BP faces over $28 million fine as FERC judge upheld price rigging charges
BP has been in a series of multimillion-dollar fines involving oil spills, anti-money-laundering issues and most recently, its price rigging case. After the ruling, BP states that "FERC has no jurisdiction over the trading at issue in any event."
Federal Energy Regulatory Commission (FERC) judge Carmen Cintron ruled last week that BP manipulated the swap futures contracts' price against indices after the 2008 hurricane Ike, the Financial Times reports. The judge says that the company used its position as the biggest physical gas trader in North America to control the Gulf coast gas market. FERC lawyers believe that BP traders saw the disastrous event as a chance for a "potential windfall" of profits. BP states that FERC claims are entirely without merit. BP submitted a recorded conversation between a trainee and a manager to push a case against the individuals instead of the whole company.
Trainee Clayton Luskie was on a recorded phone conversation with his manager asking his opinion about a move that was aimed to impress executives, according to This is Money. Luskie prompted the call after telling executives how his team drove down prices and profit from it. His manager repeatedly interrupted the conversation which was later continued on unmonitored mobile phone lines. It was followed by a FERC investigation in 2011 charging BP of gas price rigging which was upheld in its ruling last week.

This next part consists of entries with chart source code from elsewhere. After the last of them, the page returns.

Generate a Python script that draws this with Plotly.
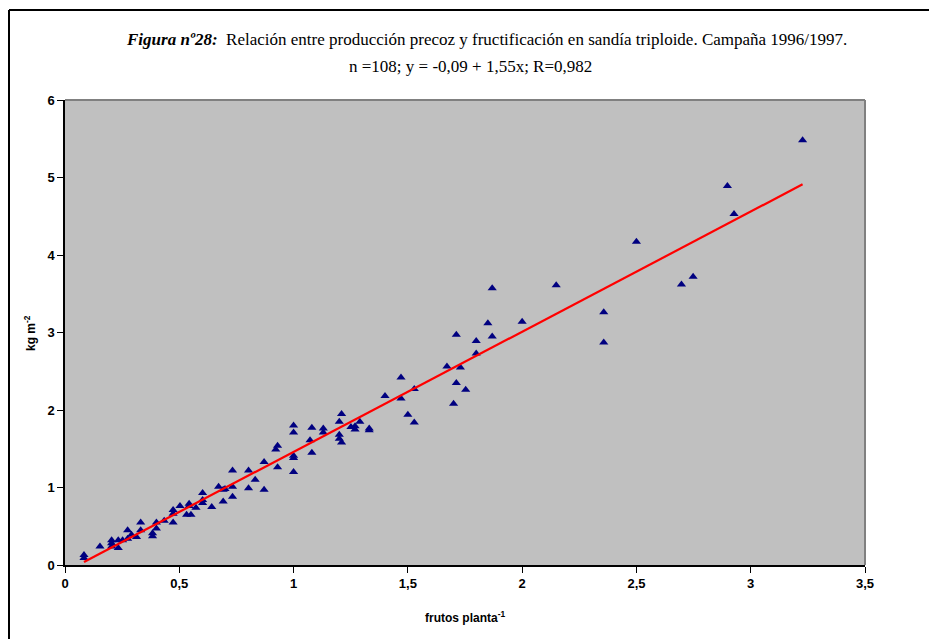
import plotly.graph_objects as go

# Data (frutos planta^-1 vs kg m^-2)
frutos = [0.083, 0.083, 0.153, 0.204, 0.204, 0.204, 0.233, 0.233, 0.252, 0.274,
          0.274, 0.291, 0.313, 0.331, 0.331, 0.383, 0.383, 0.40, 0.40, 0.434,
          0.473, 0.473, 0.473, 0.503, 0.532, 0.551, 0.543, 0.543, 0.573, 0.602,
          0.602, 0.602, 0.642, 0.672, 0.692, 0.70, 0.692, 0.733, 0.733, 0.733,
          0.803, 0.803, 0.832, 0.871, 0.871, 0.93, 0.922, 0.93, 1.0, 1.0,
          1.0, 1.0, 1.0, 1.08, 1.072, 1.08, 1.13, 1.13, 1.21, 1.20,
          1.20, 1.20, 1.21, 1.251, 1.269, 1.269, 1.29, 1.331, 1.331, 1.40,
          1.47, 1.47, 1.528, 1.50, 1.528, 1.671, 1.73, 1.712, 1.712, 1.70,
          1.753, 1.799, 1.799, 1.85, 1.869, 1.869, 2.0, 2.149, 2.357, 2.357,
          2.50, 2.697, 2.748, 2.898, 2.927, 3.227]
kg_m2 = [0.13, 0.09, 0.24, 0.32, 0.28, 0.24, 0.32, 0.22, 0.32, 0.45,
         0.34, 0.39, 0.36, 0.55, 0.45, 0.41, 0.37, 0.55, 0.47, 0.57,
         0.71, 0.66, 0.55, 0.76, 0.65, 0.65, 0.79, 0.76, 0.74, 0.93,
         0.84, 0.80, 0.75, 1.01, 0.97, 0.98, 0.82, 1.22, 1.01, 0.88,
         1.22, 0.99, 1.10, 1.33, 0.97, 1.54, 1.49, 1.26, 1.80, 1.71,
         1.41, 1.38, 1.20, 1.77, 1.61, 1.45, 1.76, 1.71, 1.95, 1.85,
         1.68, 1.63, 1.58, 1.78, 1.79, 1.75, 1.85, 1.76, 1.74, 2.18,
         2.42, 2.15, 2.27, 1.94, 1.84, 2.56, 2.55, 2.97, 2.35, 2.08,
         2.26, 2.89, 2.73, 3.12, 2.95, 3.57, 3.14, 3.61, 3.26, 2.87,
         4.17, 3.62, 3.72, 4.89, 4.53, 5.48]

# Regression given in the title
intercept = -0.09
slope = 1.55
line_x = [min(frutos), max(frutos)]
line_y = [intercept + slope * v for v in line_x]

x_ticks = [0, 0.5, 1, 1.5, 2, 2.5, 3, 3.5]
y_ticks = [0, 1, 2, 3, 4, 5, 6]

OFF = 8  # page body offset
WIN_W, WIN_H = 937, 639
W, H = WIN_W - OFF, WIN_H - OFF
# plot area in window pixels: x 65..865, y 100..565
L, T = 65 - OFF, 100 - OFF
R = W - (865 - OFF)
B = H - (565 - OFF)
pw, ph = W - L - R, H - T - B


def px(xp):  # window pixel -> paper x
    return (xp - OFF - L) / pw


def py(yp):  # window pixel -> paper y
    return (H - B - (yp - OFF)) / ph


fig = go.Figure()
fig.add_trace(go.Scatter(
    x=frutos, y=kg_m2, mode="markers",
    marker=dict(symbol="triangle-up", size=8, color="#000080",
                line=dict(width=0)),
    showlegend=False, hoverinfo="x+y"))
fig.add_trace(go.Scatter(
    x=line_x, y=line_y, mode="lines",
    line=dict(color="#FF0000", width=2.2),
    showlegend=False, hoverinfo="skip"))

tickfont = dict(family="Liberation Sans, Arial, sans-serif", size=13,
                color="black", weight="bold")

fig.update_layout(
    width=W, height=H,
    margin=dict(l=L, r=R, t=T, b=B),
    paper_bgcolor="white",
    plot_bgcolor="#C0C0C0",
    separators=",.",
    xaxis=dict(range=[0, 3.5], tickvals=x_ticks, showgrid=False,
               zeroline=False, showline=True, linecolor="black", linewidth=1.5,
               ticks="outside", ticklen=6, tickcolor="black", tickwidth=1,
               tickfont=tickfont, fixedrange=True),
    yaxis=dict(range=[0, 6], tickvals=y_ticks, showgrid=False,
               zeroline=False, showline=True, linecolor="black", linewidth=1.5,
               ticks="outside", ticklen=6, tickcolor="black", tickwidth=1,
               tickfont=tickfont, fixedrange=True),
    shapes=[
        # plot-area top and right border (grey)
        dict(type="line", xref="paper", yref="paper", x0=0, x1=1, y0=1, y1=1,
             line=dict(color="#808080", width=2)),
        dict(type="line", xref="paper", yref="paper", x0=1, x1=1, y0=0, y1=1,
             line=dict(color="#808080", width=2)),
        # outer chart frame (top and left)
        dict(type="line", xref="paper", yref="paper", x0=px(9), x1=px(WIN_W),
             y0=py(10), y1=py(10), line=dict(color="black", width=2)),
        dict(type="line", xref="paper", yref="paper", x0=px(9), x1=px(9),
             y0=py(10), y1=py(WIN_H), line=dict(color="black", width=2)),
    ],
    annotations=[
        dict(text="<b><i>Figura nº28:</i></b>  Relación entre producción precoz y "
                  "fructificación en sandía triploide. Campaña 1996/1997.",
             xref="paper", yref="paper", x=px(486), y=py(40),
             xanchor="center", yanchor="middle", showarrow=False,
             font=dict(family="Liberation Serif, Times New Roman, serif",
                       size=17, color="black")),
        dict(text="n =108; y = -0,09 + 1,55x; R=0,982",
             xref="paper", yref="paper", x=px(470), y=py(66),
             xanchor="center", yanchor="middle", showarrow=False,
             font=dict(family="Liberation Serif, Times New Roman, serif",
                       size=17, color="black")),
        dict(text="<b>kg m<sup>-2</sup></b>",
             xref="paper", yref="paper", x=px(30), y=py(333),
             xanchor="center", yanchor="middle", showarrow=False, textangle=-90,
             font=dict(family="Liberation Sans, Arial, sans-serif", size=12,
                       color="black")),
        dict(text="<b>frutos planta<sup>-1</sup></b>",
             xref="paper", yref="paper", x=px(465), y=py(617),
             xanchor="center", yanchor="middle", showarrow=False,
             font=dict(family="Liberation Sans, Arial, sans-serif", size=12,
                       color="black")),
    ],
)

fig.write_html("out.html")
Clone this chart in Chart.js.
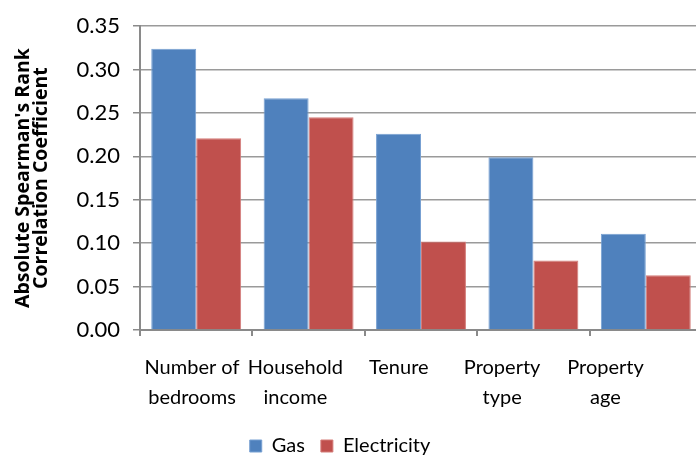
<!DOCTYPE html>
<html>
<head>
<meta charset="utf-8">
<script src="https://cdn.jsdelivr.net/npm/chart.js@4.4.1/dist/chart.umd.min.js"></script>
<style>
  html, body { margin: 0; padding: 0; background: #fff; overflow: hidden; }
  #wrap { width: 696px; height: 461px; overflow: hidden; position: relative; }
  canvas { display: block; }
</style>
</head>
<body>
<div id="wrap"><canvas id="chart" width="702" height="461"></canvas></div>
<script>
// Household characteristics and their rank correlation with energy use
const categories = [
  ['Number of', 'bedrooms'],
  ['Household', 'income'],
  ['Tenure'],
  ['Property', 'type'],
  ['Property', 'age']
];
const gasValues = [0.324, 0.267, 0.226, 0.199, 0.111];
const electricityValues = [0.221, 0.245, 0.102, 0.080, 0.063];
const yTickValues = [0, 0.05, 0.10, 0.15, 0.20, 0.25, 0.30, 0.35];
const yTickLabels = ['0.00', '0.05', '0.10', '0.15', '0.20', '0.25', '0.30', '0.35'];
const seriesNames = ['Gas', 'Electricity'];
const yTitle = ["Absolute Spearman's Rank", 'Correlation Coefficient'];

// nudges the centred legend row a little to the left
const legendShift = {
  id: 'legendShift',
  afterLayout(chart) {
    if (chart.legend) {
      chart.legend.left -= 11;
      chart.legend.right -= 11;
    }
  }
};

function draw() {
  Chart.defaults.color = '#000';
  Chart.defaults.font.family = 'Lato, "Liberation Sans", sans-serif';

  new Chart(document.getElementById('chart'), {
    type: 'bar',
    data: {
      labels: categories.map(c => c.join(' ')),
      datasets: [
        {
          label: seriesNames[0],
          data: gasValues,
          backgroundColor: '#4F81BD',
          borderColor: '#77A0D2',
          borderWidth: 1,
          xAxisID: 'x'
        },
        {
          label: seriesNames[1],
          data: electricityValues,
          backgroundColor: '#C0504D',
          borderColor: '#D47C79',
          borderWidth: 1,
          xAxisID: 'x'
        }
      ]
    },
    options: {
      responsive: false,
      animation: false,
      datasets: { bar: { categoryPercentage: 0.8, barPercentage: 1.0 } },
      layout: { padding: { top: 21, right: 0, bottom: 0, left: 0 } },
      plugins: {
        tooltip: { enabled: false },
        legend: {
          position: 'bottom',
          maxHeight: 41,
          labels: {
            boxWidth: 12,
            boxHeight: 12,
            padding: 16,
            color: '#000',
            font: { size: 20 }
          }
        }
      },
      scales: {
        y: {
          min: 0,
          max: 0.35,
          afterBuildTicks: s => { s.ticks = yTickValues.map(v => ({ value: v })); },
          afterFit: s => { s.width = 140; },
          ticks: {
            padding: 13,
            font: { size: 22 },
            color: '#000',
            callback: (v, i) => yTickLabels[i]
          },
          grid: {
            color: '#9a9a9a',
            lineWidth: 1.5,
            tickLength: 7,
            tickColor: '#8a8a8a'
          },
          border: { display: true, color: '#8a8a8a', width: 2 },
          title: {
            display: true,
            text: yTitle,
            color: '#000',
            font: { family: '"Open Sans", sans-serif', size: 19.5, weight: 'bold', lineHeight: 0.9 },
            padding: { top: 15, bottom: 0 }
          }
        },
        x: {
          type: 'category',
          weight: 0,
          afterFit: s => { s.height = 6; },
          ticks: { display: false },
          grid: {
            display: true,
            offset: true,
            drawOnChartArea: false,
            drawTicks: true,
            tickLength: 6,
            color: '#8a8a8a',
            lineWidth: 2
          },
          border: { display: true, color: '#8a8a8a', width: 2 }
        },
        // text row for the category names under the axis
        xl: {
          type: 'linear',
          position: 'bottom',
          weight: 1,
          offset: false,
          bounds: 'data',
          min: -0.503,
          max: 4.9336,
          afterBuildTicks: s => { s.ticks = categories.map((c, i) => ({ value: i })); },
          afterFit: s => { s.height = 84; },
          ticks: {
            autoSkip: false,
            maxRotation: 0,
            minRotation: 0,
            padding: 17,
            color: '#000',
            font: { size: 20, lineHeight: 1.5 },
            callback: (v) => categories[v]
          },
          grid: { display: false, offset: false, drawTicks: false, tickLength: 0 },
          border: { display: false }
        }
      }
    },
    plugins: [legendShift]
  });
}

const fontsReady = document.fonts
  ? Promise.all([
      document.fonts.load('20px Lato'),
      document.fonts.load('bold 18px "Open Sans"')
    ]).catch(() => {})
  : Promise.resolve();
fontsReady.then(draw);
</script>
</body>
</html>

Meanwhile, gas prices went up in the Twin Cities and was allegedly caused by a BP refinery shutdown in Whiting, Indiana. According to Gasbuddy.com analyst Patrick DeHaan, the 7th largest refinery in the US which processes more than half of its capacity had problems with its crude distillation unit. US Representatives from the states of Michigan and Indiana sent a joint inquiry letter to BP asking for an explanation. Bill Schuette, Michigan Attorney General did the same on Friday.